One similarity in the speech of the South and the West is that in both places people are changing how they say their vowels. This is nothing new. English vowels have been changing ever since the Great Vowel Shift, which began in the 14th century and is still going on. This change is one reason why English spelling is so irregular. The problem is that the pronunciation of vowels has changed over the years, but the spelling hasn’t. For example, the Middle English word for goose was spelled gose or goos (spelling was pretty flexible back then), both of which were pronounced with a long o: GOHS. But, when William Caxton imported the printing press to England in 1475, printers began to standardize spelling, so the double o spelling for the long o sound was widely adopted. But, even as Caxton’s readers were enjoying the newly-printed Canterbury Tales, they were changing their OH vowels to sound more like UW. This meant that vowels that were spelled with two o’s, as in goose (pronounced GOHS) and boot (pronounced BOHT), started sounding like the first vowel in Susan, which was already spelled with the letter u. So, English spelling became less regular, and today we can spell the UW sound with u (as in nude) or with oo (as in noon). Over the years many people have suggested that we ought to reform English spelling to match the current pronunciation, but although spelling has been modernized in many languages, including in French and Spanish, English is still using some of its medieval spellings.

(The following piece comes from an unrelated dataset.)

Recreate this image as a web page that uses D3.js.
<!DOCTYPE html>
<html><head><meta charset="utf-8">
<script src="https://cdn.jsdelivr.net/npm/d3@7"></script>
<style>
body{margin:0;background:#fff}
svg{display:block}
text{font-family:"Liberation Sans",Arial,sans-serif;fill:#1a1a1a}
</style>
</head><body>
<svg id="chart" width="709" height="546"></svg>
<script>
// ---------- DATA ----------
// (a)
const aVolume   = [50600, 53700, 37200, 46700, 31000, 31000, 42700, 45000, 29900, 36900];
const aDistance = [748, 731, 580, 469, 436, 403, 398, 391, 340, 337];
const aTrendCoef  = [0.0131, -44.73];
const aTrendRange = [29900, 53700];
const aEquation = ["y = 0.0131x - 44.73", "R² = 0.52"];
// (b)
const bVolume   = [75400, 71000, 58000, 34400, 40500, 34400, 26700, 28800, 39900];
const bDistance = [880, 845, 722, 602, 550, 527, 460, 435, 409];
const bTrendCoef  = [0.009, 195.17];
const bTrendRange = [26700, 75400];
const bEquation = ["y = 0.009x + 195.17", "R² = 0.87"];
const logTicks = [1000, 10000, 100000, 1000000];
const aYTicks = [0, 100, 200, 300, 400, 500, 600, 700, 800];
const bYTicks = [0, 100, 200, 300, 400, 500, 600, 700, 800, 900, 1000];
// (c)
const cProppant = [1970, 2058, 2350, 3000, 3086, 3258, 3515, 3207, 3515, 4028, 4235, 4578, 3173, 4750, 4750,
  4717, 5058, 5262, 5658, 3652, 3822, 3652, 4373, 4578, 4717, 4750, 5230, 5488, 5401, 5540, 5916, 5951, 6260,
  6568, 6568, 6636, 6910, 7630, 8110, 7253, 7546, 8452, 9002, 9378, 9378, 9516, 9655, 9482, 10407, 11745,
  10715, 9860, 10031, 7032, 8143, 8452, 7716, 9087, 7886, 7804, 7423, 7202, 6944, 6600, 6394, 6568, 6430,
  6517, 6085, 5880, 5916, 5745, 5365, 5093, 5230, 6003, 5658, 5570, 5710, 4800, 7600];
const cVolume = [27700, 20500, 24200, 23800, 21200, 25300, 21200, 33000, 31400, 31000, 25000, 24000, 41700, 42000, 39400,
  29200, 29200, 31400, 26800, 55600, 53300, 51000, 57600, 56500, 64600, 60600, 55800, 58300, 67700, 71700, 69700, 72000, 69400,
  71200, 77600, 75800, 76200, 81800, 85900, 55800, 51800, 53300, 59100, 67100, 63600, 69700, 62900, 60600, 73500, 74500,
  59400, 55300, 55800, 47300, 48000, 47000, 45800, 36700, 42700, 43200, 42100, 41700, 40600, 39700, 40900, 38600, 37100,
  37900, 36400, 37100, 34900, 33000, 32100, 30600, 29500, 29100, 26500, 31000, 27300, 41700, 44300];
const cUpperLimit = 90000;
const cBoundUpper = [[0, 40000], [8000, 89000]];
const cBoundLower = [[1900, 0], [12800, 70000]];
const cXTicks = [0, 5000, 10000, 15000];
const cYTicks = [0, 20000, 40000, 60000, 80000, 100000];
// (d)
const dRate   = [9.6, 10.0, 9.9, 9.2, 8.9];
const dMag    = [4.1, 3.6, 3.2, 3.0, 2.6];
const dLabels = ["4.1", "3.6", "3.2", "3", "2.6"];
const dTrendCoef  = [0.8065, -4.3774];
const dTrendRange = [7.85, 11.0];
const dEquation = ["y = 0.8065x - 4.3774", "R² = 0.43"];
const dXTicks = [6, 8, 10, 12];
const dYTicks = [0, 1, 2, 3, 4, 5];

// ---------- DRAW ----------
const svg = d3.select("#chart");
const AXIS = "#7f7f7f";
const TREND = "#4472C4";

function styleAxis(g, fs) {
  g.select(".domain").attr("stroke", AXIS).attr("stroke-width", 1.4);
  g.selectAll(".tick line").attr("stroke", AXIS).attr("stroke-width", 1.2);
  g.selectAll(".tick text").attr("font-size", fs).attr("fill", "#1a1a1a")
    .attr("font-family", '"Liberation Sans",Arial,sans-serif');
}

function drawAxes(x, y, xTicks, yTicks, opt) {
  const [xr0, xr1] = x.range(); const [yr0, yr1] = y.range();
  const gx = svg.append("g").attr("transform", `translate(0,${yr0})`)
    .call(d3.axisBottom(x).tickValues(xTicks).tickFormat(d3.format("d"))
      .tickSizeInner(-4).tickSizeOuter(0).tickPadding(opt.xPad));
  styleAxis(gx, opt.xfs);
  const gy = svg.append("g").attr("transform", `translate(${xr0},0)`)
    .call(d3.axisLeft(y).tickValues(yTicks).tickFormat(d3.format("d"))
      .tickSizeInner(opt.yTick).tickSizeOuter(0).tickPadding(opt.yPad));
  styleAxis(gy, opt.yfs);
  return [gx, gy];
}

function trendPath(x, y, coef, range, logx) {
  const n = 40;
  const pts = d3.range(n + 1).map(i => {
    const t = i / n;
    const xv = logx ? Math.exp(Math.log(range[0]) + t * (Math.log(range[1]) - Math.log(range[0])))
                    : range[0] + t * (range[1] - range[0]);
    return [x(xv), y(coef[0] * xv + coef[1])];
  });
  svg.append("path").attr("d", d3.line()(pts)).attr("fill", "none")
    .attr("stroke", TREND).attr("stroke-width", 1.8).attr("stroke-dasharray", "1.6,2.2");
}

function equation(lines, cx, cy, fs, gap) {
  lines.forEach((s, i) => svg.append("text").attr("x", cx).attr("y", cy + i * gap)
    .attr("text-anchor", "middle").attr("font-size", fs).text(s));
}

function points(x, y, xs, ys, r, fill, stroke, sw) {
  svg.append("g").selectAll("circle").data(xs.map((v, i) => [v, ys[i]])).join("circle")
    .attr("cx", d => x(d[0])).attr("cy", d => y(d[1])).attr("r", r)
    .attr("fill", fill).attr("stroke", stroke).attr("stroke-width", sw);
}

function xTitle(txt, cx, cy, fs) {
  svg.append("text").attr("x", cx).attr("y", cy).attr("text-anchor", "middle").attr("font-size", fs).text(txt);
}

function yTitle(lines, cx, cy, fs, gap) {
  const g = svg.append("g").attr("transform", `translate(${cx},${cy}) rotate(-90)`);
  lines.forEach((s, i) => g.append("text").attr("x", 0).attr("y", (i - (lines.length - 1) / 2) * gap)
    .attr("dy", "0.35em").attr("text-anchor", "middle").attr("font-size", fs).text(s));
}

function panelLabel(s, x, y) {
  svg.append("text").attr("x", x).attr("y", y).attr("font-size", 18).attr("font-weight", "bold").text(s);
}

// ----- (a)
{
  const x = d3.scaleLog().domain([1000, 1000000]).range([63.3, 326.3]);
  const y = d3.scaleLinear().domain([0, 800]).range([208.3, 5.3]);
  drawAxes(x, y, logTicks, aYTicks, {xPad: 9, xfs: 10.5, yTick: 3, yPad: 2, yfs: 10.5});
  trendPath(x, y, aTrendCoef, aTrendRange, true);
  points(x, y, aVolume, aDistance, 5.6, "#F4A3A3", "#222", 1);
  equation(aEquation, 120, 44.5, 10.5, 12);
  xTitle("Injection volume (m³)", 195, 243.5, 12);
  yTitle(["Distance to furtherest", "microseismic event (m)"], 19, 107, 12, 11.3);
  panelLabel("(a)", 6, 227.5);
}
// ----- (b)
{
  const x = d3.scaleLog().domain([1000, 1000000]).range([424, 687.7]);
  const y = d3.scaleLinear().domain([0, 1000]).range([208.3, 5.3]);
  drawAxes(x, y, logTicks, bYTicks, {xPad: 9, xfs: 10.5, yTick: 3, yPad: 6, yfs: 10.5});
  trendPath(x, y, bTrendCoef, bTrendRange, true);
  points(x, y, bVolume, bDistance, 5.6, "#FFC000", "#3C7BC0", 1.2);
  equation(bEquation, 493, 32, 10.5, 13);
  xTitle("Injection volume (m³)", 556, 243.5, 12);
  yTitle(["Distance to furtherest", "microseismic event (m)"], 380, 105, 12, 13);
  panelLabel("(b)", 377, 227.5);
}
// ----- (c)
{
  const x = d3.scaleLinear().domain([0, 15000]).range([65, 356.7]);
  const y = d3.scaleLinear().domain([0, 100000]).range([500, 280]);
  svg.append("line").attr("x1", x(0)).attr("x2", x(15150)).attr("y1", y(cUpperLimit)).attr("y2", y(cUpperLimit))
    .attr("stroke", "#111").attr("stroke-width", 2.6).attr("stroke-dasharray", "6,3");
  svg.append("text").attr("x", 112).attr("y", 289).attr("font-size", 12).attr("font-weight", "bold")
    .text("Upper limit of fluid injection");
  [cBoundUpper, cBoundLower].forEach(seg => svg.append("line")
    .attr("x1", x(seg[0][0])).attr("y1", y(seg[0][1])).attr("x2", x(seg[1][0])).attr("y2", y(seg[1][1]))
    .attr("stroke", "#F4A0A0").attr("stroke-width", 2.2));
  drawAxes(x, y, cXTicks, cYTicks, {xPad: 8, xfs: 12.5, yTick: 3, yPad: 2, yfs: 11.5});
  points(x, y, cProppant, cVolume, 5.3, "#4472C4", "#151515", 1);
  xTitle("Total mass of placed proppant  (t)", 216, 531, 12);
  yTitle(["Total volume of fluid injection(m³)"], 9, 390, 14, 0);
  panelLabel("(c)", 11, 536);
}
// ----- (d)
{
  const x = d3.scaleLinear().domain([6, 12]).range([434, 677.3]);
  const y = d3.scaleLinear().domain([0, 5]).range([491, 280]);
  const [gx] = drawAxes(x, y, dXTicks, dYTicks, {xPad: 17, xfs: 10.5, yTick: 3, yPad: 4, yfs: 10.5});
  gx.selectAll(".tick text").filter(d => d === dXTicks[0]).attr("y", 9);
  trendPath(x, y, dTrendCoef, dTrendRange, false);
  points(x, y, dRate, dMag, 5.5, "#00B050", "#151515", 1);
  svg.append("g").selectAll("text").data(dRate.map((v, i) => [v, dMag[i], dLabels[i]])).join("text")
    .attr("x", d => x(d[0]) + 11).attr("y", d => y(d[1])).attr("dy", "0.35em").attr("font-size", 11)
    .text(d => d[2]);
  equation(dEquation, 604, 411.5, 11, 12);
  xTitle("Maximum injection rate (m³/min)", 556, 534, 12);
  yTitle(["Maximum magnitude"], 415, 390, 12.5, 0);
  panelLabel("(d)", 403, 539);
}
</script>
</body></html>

An example of a vowel whose pronunciation is changing in Utah is the sound AEH, when it comes before a nasal sound, as in plant. As a 75-year-old native Utahan, I say that vowel very much like the vowel in cat, but my nieces and nephews and their friends who live in Salt Lake City pronounce words like plant and amber with their tongues slightly higher in their mouths, so that plant rhymes with rent, and amber and ember are homonyms, both pronounced EHMBER. [1] A second example of vowel change in Utah involves moving the bulk of the tongue slightly forward in the mouth when pronouncing OH (long o as in roam). Due to this shift, my nephews and nieces pronounce boat with the vowel of but: BUHWT, and they pronounce so as SUHW (“I’m SUHW sure!”). This widespread feature of Western speech among young people is called “OW fronting.”
Of course, people don’t change the way they say their vowels overnight. There is a long period in which the old pronunciation and the new pronunciation co-exist, with the new pronunciation gradually taking over. And, of course, sound change occurs more rapidly in some social groups than in others, so that young people adopt a new pronunciation more quickly than old people, and women adopt a new pronunciation more quickly than men (young women are at the vanguard of sound change in English). OH fronting is an example of this last point, as Utah women are fronting OH more frequently than Utah men. For this reason OH fronting has become an identity marker, distinguishing women’s and men’s speech. Another example of a gender identity marker is “dropping your g’s,” so that running can be pronounced runnin’. Apparently, everywhere in the English-speaking world men drop their g’s more than women.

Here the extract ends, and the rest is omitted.